Portrait: Joseph Reed

Fate of Clinton’s emissaries At this moment it was discovered that two emissaries from Sir Henry Clinton were in the camp, seeking to tamper with the sergeant-major, and promising high pay, with bounties and pensions, if they would come over to Paulus Hook or Staten Island and cast in their lot with the British. In a fury of wrath the tempters were seized and carried to Wayne to be dealt with as spies. “We will have General Clinton understand,” said the men, “that we are not Benedict Arnolds!” Encouraged by this incident, President Reed came to the camp next day, and was received with all due respect. He proposed at once to discharge all those who had enlisted for three years or the war, to furnish them at once with such clothing as they most needed, and to give paper certificates for the arrears of their pay, to be redeemed as soon as possible. These terms, which granted unconditionally all the demands of the insurgents, were instantly accepted. All those not included in the terms received six weeks’ furlough, and thus the whole force was dissolved. The two spies were tried by court-martial and promptly hanged.

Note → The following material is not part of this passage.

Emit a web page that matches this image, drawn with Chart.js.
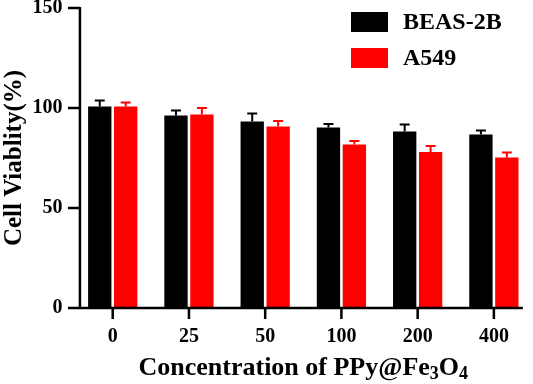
<!DOCTYPE html>
<html>
<head>
<meta charset="utf-8">
<script src="https://cdn.jsdelivr.net/npm/chart.js@4.4.1/dist/chart.umd.min.js"></script>
<style>
  body { margin: 0; background: #fff; }
  #wrap { width: 533px; height: 384px; position: relative; }
</style>
</head>
<body>
<div id="wrap"><canvas id="barChart"></canvas></div>
<script>
// du lieu doc tu hinh
var concentrations = ['0', '25', '50', '100', '200', '400'];
var beasValues = [100.7, 96.3, 93.2, 90.3, 88.3, 86.7];
var beasErrors = [3.0, 2.4, 4.1, 1.7, 3.4, 2.1];
var a549Values = [100.7, 96.7, 90.8, 81.8, 78.0, 75.3];
var a549Errors = [2.1, 3.3, 2.7, 1.7, 3.0, 2.4];
var yTicks = [0, 50, 100, 150];

var fontFamily = "'Liberation Serif', 'Times New Roman', serif";

// ve error bar (chi nua tren)
var errorBarPlugin = {
    id: 'errorBars',
    afterDatasetsDraw: function (chart) {
        var ctx = chart.ctx;
        var yScale = chart.scales.y;
        chart.data.datasets.forEach(function (ds, i) {
            var meta = chart.getDatasetMeta(i);
            ctx.save();
            ctx.strokeStyle = ds.backgroundColor;
            ctx.lineWidth = 2;
            meta.data.forEach(function (bar, j) {
                var top = yScale.getPixelForValue(ds.data[j] + ds.errors[j]);
                ctx.beginPath();
                ctx.moveTo(bar.x, bar.y);
                ctx.lineTo(bar.x, top);
                ctx.moveTo(bar.x - 5, top);
                ctx.lineTo(bar.x + 5, top);
                ctx.stroke();
            });
            ctx.restore();
        });
    }
};

// truc, legend va tieu de truc x
var axesPlugin = {
    id: 'axesDraw',
    afterDraw: function (chart) {
        var ctx = chart.ctx;
        var x = chart.scales.x, y = chart.scales.y;
        var left = x.getPixelForValue(-0.43);
        var right = x.getPixelForValue(5.38);
        var y0 = y.getPixelForValue(0);
        var yTop = y.getPixelForValue(150);
        ctx.save();
        ctx.strokeStyle = '#000';
        ctx.lineWidth = 2.5;
        ctx.beginPath();
        ctx.moveTo(left, yTop - 1);
        ctx.lineTo(left, y0);
        ctx.lineTo(right, y0);
        yTicks.forEach(function (v) {
            var py = y.getPixelForValue(v);
            ctx.moveTo(left - 12, py);
            ctx.lineTo(left, py);
        });
        concentrations.forEach(function (c, i) {
            var px = x.getPixelForValue(i);
            ctx.moveTo(px, y0);
            ctx.lineTo(px, y0 + 11);
        });
        ctx.stroke();

        // legend
        ctx.textBaseline = 'middle';
        ctx.font = 'bold 24px ' + fontFamily;
        chart.data.datasets.forEach(function (ds, i) {
            var by = 12 + i * 36;
            ctx.fillStyle = ds.backgroundColor;
            ctx.fillRect(351, by, 37, 20);
            ctx.fillStyle = '#000';
            ctx.fillText(ds.label, 403, by + 11);
        });

        // tieu de truc x voi chi so duoi
        var parts = [
            { t: 'Concentration of PPy@Fe', sub: false },
            { t: '3', sub: true },
            { t: 'O', sub: false },
            { t: '4', sub: true }
        ];
        var bigFont = 'bold 26px ' + fontFamily;
        var smallFont = 'bold 18px ' + fontFamily;
        var total = 0;
        parts.forEach(function (p) {
            ctx.font = p.sub ? smallFont : bigFont;
            p.w = ctx.measureText(p.t).width;
            total += p.w;
        });
        var cx = (chart.chartArea.left + chart.chartArea.right) / 2;
        var tx = cx - total / 2;
        var base = 375;
        ctx.textBaseline = 'alphabetic';
        ctx.fillStyle = '#000';
        parts.forEach(function (p) {
            ctx.font = p.sub ? smallFont : bigFont;
            ctx.fillText(p.t, tx, p.sub ? base + 4 : base);
            tx += p.w;
        });
        ctx.restore();
    }
};

function noPadding(scale) {
    scale.paddingTop = 0;
    scale.paddingBottom = 0;
    scale.paddingLeft = 0;
    scale.paddingRight = 0;
}

var ctx = document.getElementById('barChart').getContext('2d');
var currentBarChart = new Chart(ctx, {
    type: 'bar',
    data: {
        labels: concentrations,
        datasets: [{
            label: 'BEAS-2B',
            data: beasValues,
            errors: beasErrors,
            backgroundColor: '#000000',
            borderWidth: 0
        }, {
            label: 'A549',
            data: a549Values,
            errors: a549Errors,
            backgroundColor: '#ff0000',
            borderWidth: 0
        }]
    },
    options: {
        responsive: true,
        maintainAspectRatio: false,
        animation: false,
        layout: { padding: { top: 8, right: 1, left: 0, bottom: 0 } },
        categoryPercentage: 0.68,
        barPercentage: 0.9,
        plugins: {
            legend: { display: false },
            tooltip: { enabled: false }
        },
        scales: {
            x: {
                grid: { display: false, drawTicks: false },
                border: { display: false },
                ticks: {
                    color: '#000',
                    padding: 21,
                    font: { family: fontFamily, size: 20, weight: 'bold', lineHeight: 0.8 }
                },
                afterFit: function (scale) { scale.height = 76; noPadding(scale); }
            },
            y: {
                min: 0,
                max: 150,
                grid: { display: false, drawTicks: false },
                border: { display: false },
                ticks: {
                    color: '#000',
                    stepSize: 50,
                    padding: 12,
                    font: { family: fontFamily, size: 20, weight: 'bold', lineHeight: 0.8 }
                },
                title: {
                    display: true,
                    text: 'Cell Viablity(%)',
                    color: '#000',
                    padding: 0,
                    font: { family: fontFamily, size: 25, weight: 'bold' }
                },
                afterFit: function (scale) { scale.width = 74.6; noPadding(scale); }
            }
        }
    },
    plugins: [errorBarPlugin, axesPlugin]
});
</script>
</body>
</html>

Further mutiny suppressed The quickness with which the demands of these men were granted was an index to the alarm which their defection had excited; and Washington feared that their example would be followed by the soldiers of other states. On the 20th of January, indeed, a part of the New Jersey troops mutinied at Pompton, and declared their intention to do like the men of Pennsylvania. The case was becoming serious; it threatened the very existence of the army; and a sudden blow was needed. Washington sent from West Point a brigade of Massachusetts troops, which marched quickly to Pompton, surprised the mutineers before daybreak, and compelled them to lay down their arms without a struggle. Two of the ringleaders were summarily shot, and so the insurrection was quelled.

Thus the disastrous year which had begun when Clinton sailed against Charleston, the year which had witnessed the annihilation of two American armies and the bankruptcy of Congress, came at length to an end amid treason and mutiny. It had been the most dismal year of the war, and it was not strange that many Americans despaired of their country. Yet, as we have already seen, the resources of Great Britain, attacked as she was by the united fleets of France, Spain, and Holland, were scarcely less exhausted than those of the United States. The moment had come when a decided military success must turn the scale irrevocably the one way or the other; and events had already occurred at the South which were soon to show that all the disasters of 1780 were but the darkness that heralds the dawn.